Otro inconveniente es la gran diferencia de calidad que existe entre la poesía dramática del Siglo de Oro y la poesía lírica castellana. Llena de bellezas la segunda y ramplona casi siempre la primera. Si se exceptúan las tiradas en las que el personaje se olvida de su psicología para asumir la del poeta y se pasa de la dramática a la lírica, el resto es versificación frecuentemente prosaica, pero casi nunca poesía. Cómo conseguir que eso parezca poesía sin serlo o, por lo menos, que parezca verso, sin que se pierda la claridad del concepto, es una labor que se acerca a lo imposible; y no por culpa de los actores, sino de la prisa y el desprecio con que aquellos gloriosos poetas escribieron la mayor parte de los renglones.
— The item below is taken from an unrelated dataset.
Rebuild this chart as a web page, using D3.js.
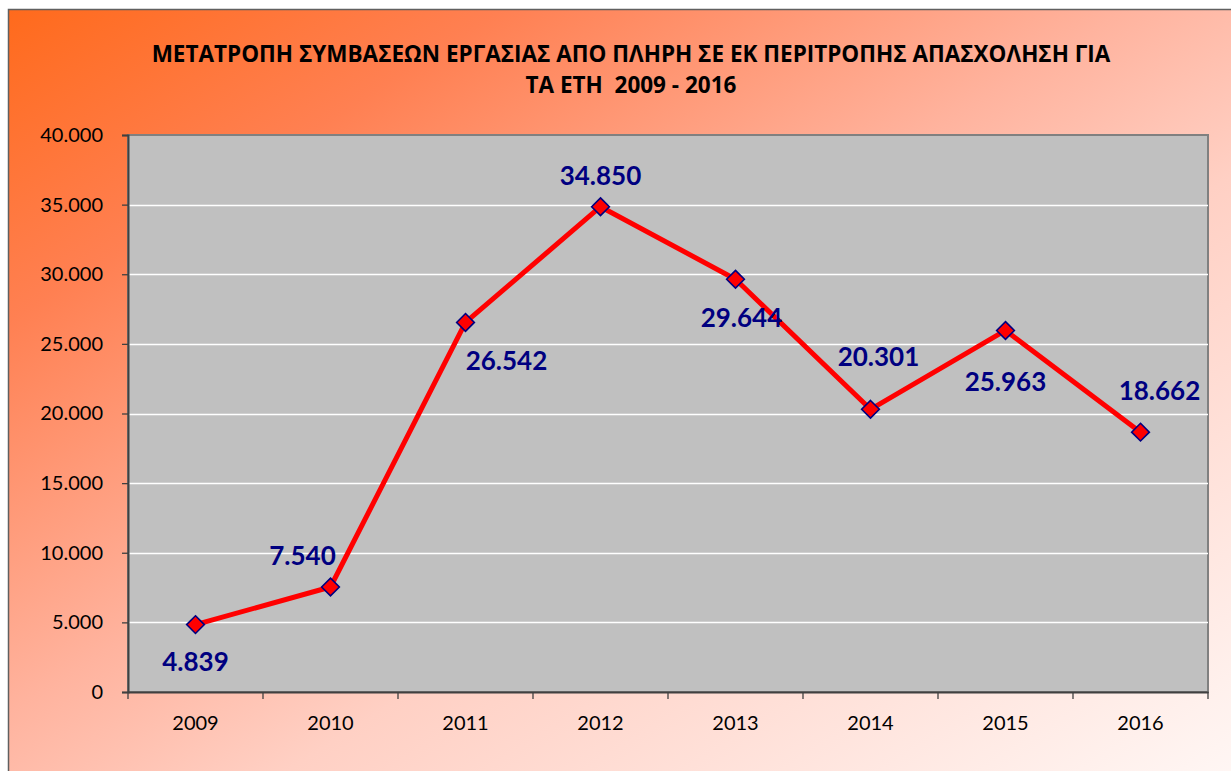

Los críticos sí saben cómo deben decirse los versos en el escenario, y por eso llevan muchos años advirtiendo que cuando se representa teatro clásico español, el teatro del barroco, los actores solemos decirlos bastante mal. Pero, desdichadamente, los críticos, que sí saben cómo deben decirse los versos y por ello perciben cuándo se dicen mal, no están capacitados —ni es su obligación— para enseñarnos a los actores a decirlos bien.